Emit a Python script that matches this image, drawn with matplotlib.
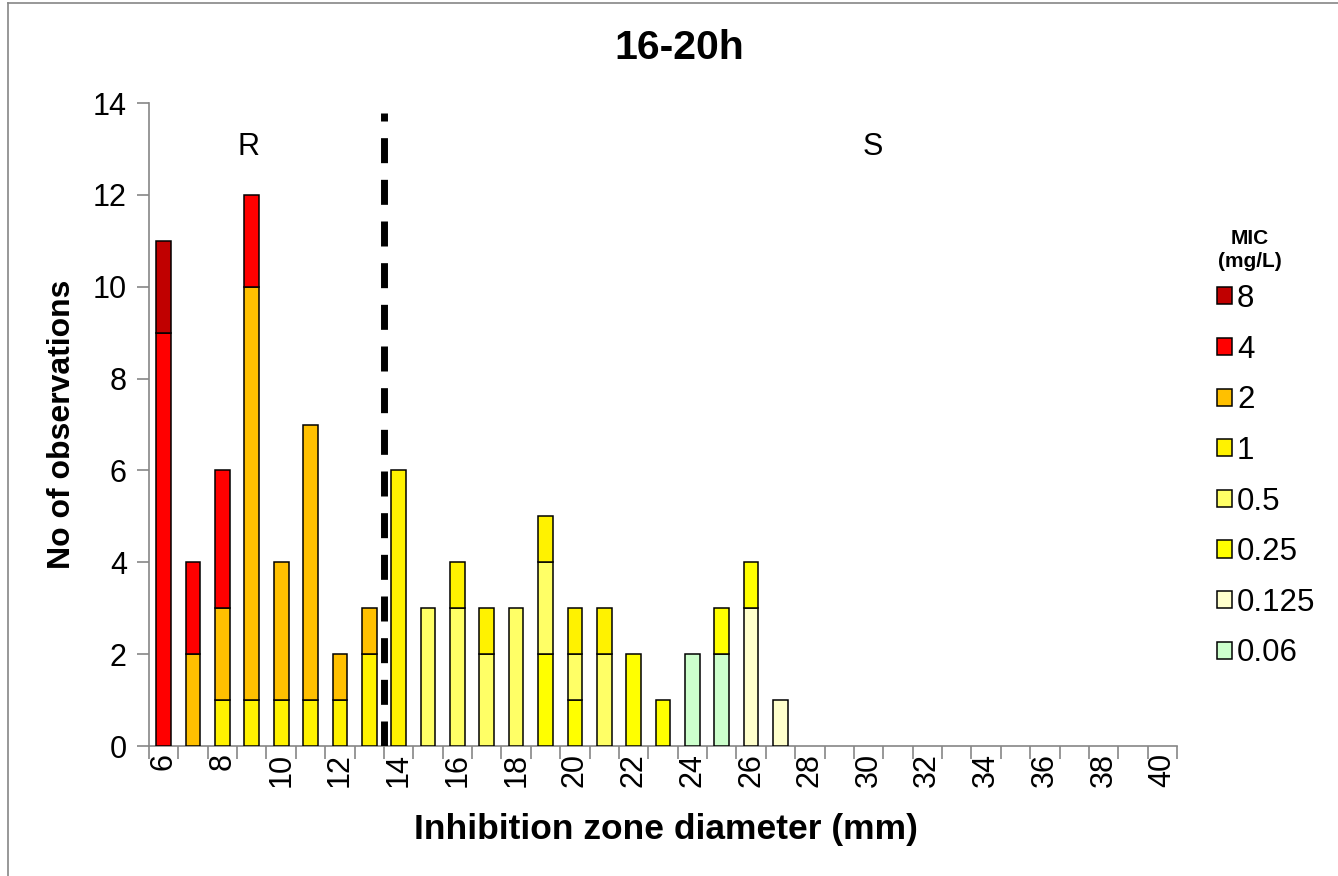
import matplotlib
matplotlib.use("Agg")
import matplotlib.pyplot as plt
from matplotlib.patches import Patch
from matplotlib.lines import Line2D
import numpy as np

plt.rcParams['font.family'] = ['Liberation Sans', 'DejaVu Sans']

diameters = list(range(6, 41))
mic_labels = ['0.06', '0.125', '0.25', '0.5', '1', '2', '4', '8']
mic_colors = ['#CCFFCC', '#FFFFCC', '#FFFF00', '#FFFF66', '#FFF200', '#FFC000', '#FF0000', '#C00000']

# counts per diameter (6..27), rest zero
def pad(vals):
    return vals + [0] * (len(diameters) - len(vals))

#                6  7  8  9 10 11 12 13 14 15 16 17 18 19 20 21 22 23 24 25 26 27
mic_006  = pad([0, 0, 0, 0, 0, 0, 0, 0, 0, 0, 0, 0, 0, 0, 0, 0, 0, 0, 2, 2, 0, 0])
mic_0125 = pad([0, 0, 0, 0, 0, 0, 0, 0, 0, 0, 0, 0, 0, 0, 0, 0, 0, 0, 0, 0, 3, 1])
mic_025  = pad([0, 0, 0, 0, 0, 0, 0, 0, 0, 0, 0, 0, 0, 2, 1, 0, 2, 1, 0, 1, 1, 0])
mic_05   = pad([0, 0, 0, 0, 0, 0, 0, 0, 0, 3, 3, 2, 3, 2, 1, 2, 0, 0, 0, 0, 0, 0])
mic_1    = pad([0, 0, 1, 1, 1, 1, 1, 2, 6, 0, 1, 1, 0, 1, 1, 1, 0, 0, 0, 0, 0, 0])
mic_2    = pad([0, 2, 2, 9, 3, 6, 1, 1, 0, 0, 0, 0, 0, 0, 0, 0, 0, 0, 0, 0, 0, 0])
mic_4    = pad([9, 2, 3, 2, 0, 0, 0, 0, 0, 0, 0, 0, 0, 0, 0, 0, 0, 0, 0, 0, 0, 0])
mic_8    = pad([2, 0, 0, 0, 0, 0, 0, 0, 0, 0, 0, 0, 0, 0, 0, 0, 0, 0, 0, 0, 0, 0])
series = [mic_006, mic_0125, mic_025, mic_05, mic_1, mic_2, mic_4, mic_8]

breakpoint_pos = 13.5  # between 13 and 14 mm

W, H = 1338, 876
fig = plt.figure(figsize=(W / 100, H / 100), dpi=100)
ax = fig.add_axes([149 / W, 1 - 746 / H, (1177 - 149) / W, (746 - 103) / H])

x = np.arange(len(diameters))
bottom = np.zeros(len(diameters))
for vals, col in zip(series, mic_colors):
    v = np.array(vals, dtype=float)
    mask = v > 0
    ax.bar(x[mask], v[mask], bottom=bottom[mask], width=0.5, color=col,
           edgecolor='black', linewidth=1.1, zorder=3)
    bottom += v

ax.set_xlim(-0.5, len(diameters) - 0.5)
ax.set_ylim(0, 14)
ax.set_yticks(np.arange(0, 15, 2))
ax.set_xticks(x[::2])
ax.set_xticklabels([str(d) for d in diameters[::2]], rotation=90)
ax.set_xticks(np.arange(-0.5, len(diameters), 1), minor=True)
ax.tick_params(axis='x', which='major', length=0, pad=5, labelsize=22)
ax.tick_params(axis='x', which='minor', length=9, color='#868686', width=1.2)
ax.tick_params(axis='y', length=9, color='#868686', width=1.2, labelsize=22, pad=7)

for s in ['top', 'right']:
    ax.spines[s].set_visible(False)
for s in ['left', 'bottom']:
    ax.spines[s].set_color('#868686')
    ax.spines[s].set_linewidth(1.2)

# breakpoint dashed line
xb = breakpoint_pos - diameters[0]
ax.plot([xb, xb], [0, 13.78], color='black', linewidth=5, dashes=(3.6, 2.4),
        solid_capstyle='butt', dash_capstyle='butt', zorder=4)

ax.text(2.9, 13.05, 'R', fontsize=22, ha='center', va='center')
ax.text(24.15, 13.05, 'S', fontsize=22, ha='center', va='center')

ax.set_ylabel('No of observations', fontsize=23, fontweight='bold')
ax.yaxis.set_label_coords((62 - 149) / 1028, 0.5)
ax.set_xlabel('Inhibition zone diameter (mm)', fontsize=25.5, fontweight='bold')
ax.xaxis.set_label_coords((666 - 149) / 1028, -(829 - 746) / 643)
ax.xaxis.label.set_va('center')
ax.yaxis.label.set_va('center')

fig.text(679 / W, 1 - 48 / H, '16-20h', fontsize=29.5, fontweight='bold', ha='center', va='center')

# legend
handles = [Patch(facecolor=c, edgecolor='black', linewidth=1.1) for c in mic_colors[::-1]]
labels = mic_labels[::-1]
fig.text(1250 / W, 1 - 250 / H, 'MIC\n(mg/L)', fontsize=15, fontweight='bold', ha='center', va='center',
         linespacing=1.3)
leg = fig.legend(handles, labels, loc='upper left', bbox_to_anchor=(1217 / W, 1 - 284 / H),
                 frameon=False, fontsize=22.5, handlelength=0.47, handleheight=0.47,
                 handletextpad=0.17, labelspacing=0.66, borderpad=0, borderaxespad=0)

# outer border (top and left visible)
fig.add_artist(Line2D([8 / W, 1.0], [1 - 3 / H, 1 - 3 / H], transform=fig.transFigure,
                      color='#868686', linewidth=1.2))
fig.add_artist(Line2D([8 / W, 8 / W], [0, 1 - 3 / H], transform=fig.transFigure,
                      color='#868686', linewidth=1.2))

fig.savefig('out.png', dpi=100)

******************************

* _Exercise instructions_
Begin at the first line of the material and copy each line exactly through the one containing "return vals +". Omit pictures.

* _Result of the task_
Emit a Python script that matches this image, drawn with matplotlib.
import matplotlib
matplotlib.use("Agg")
import matplotlib.pyplot as plt
from matplotlib.patches import Patch
from matplotlib.lines import Line2D
import numpy as np

plt.rcParams['font.family'] = ['Liberation Sans', 'DejaVu Sans']

diameters = list(range(6, 41))
mic_labels = ['0.06', '0.125', '0.25', '0.5', '1', '2', '4', '8']
mic_colors = ['#CCFFCC', '#FFFFCC', '#FFFF00', '#FFFF66', '#FFF200', '#FFC000', '#FF0000', '#C00000']

# counts per diameter (6..27), rest zero
def pad(vals):
    return vals + [0] * (len(diameters) - len(vals))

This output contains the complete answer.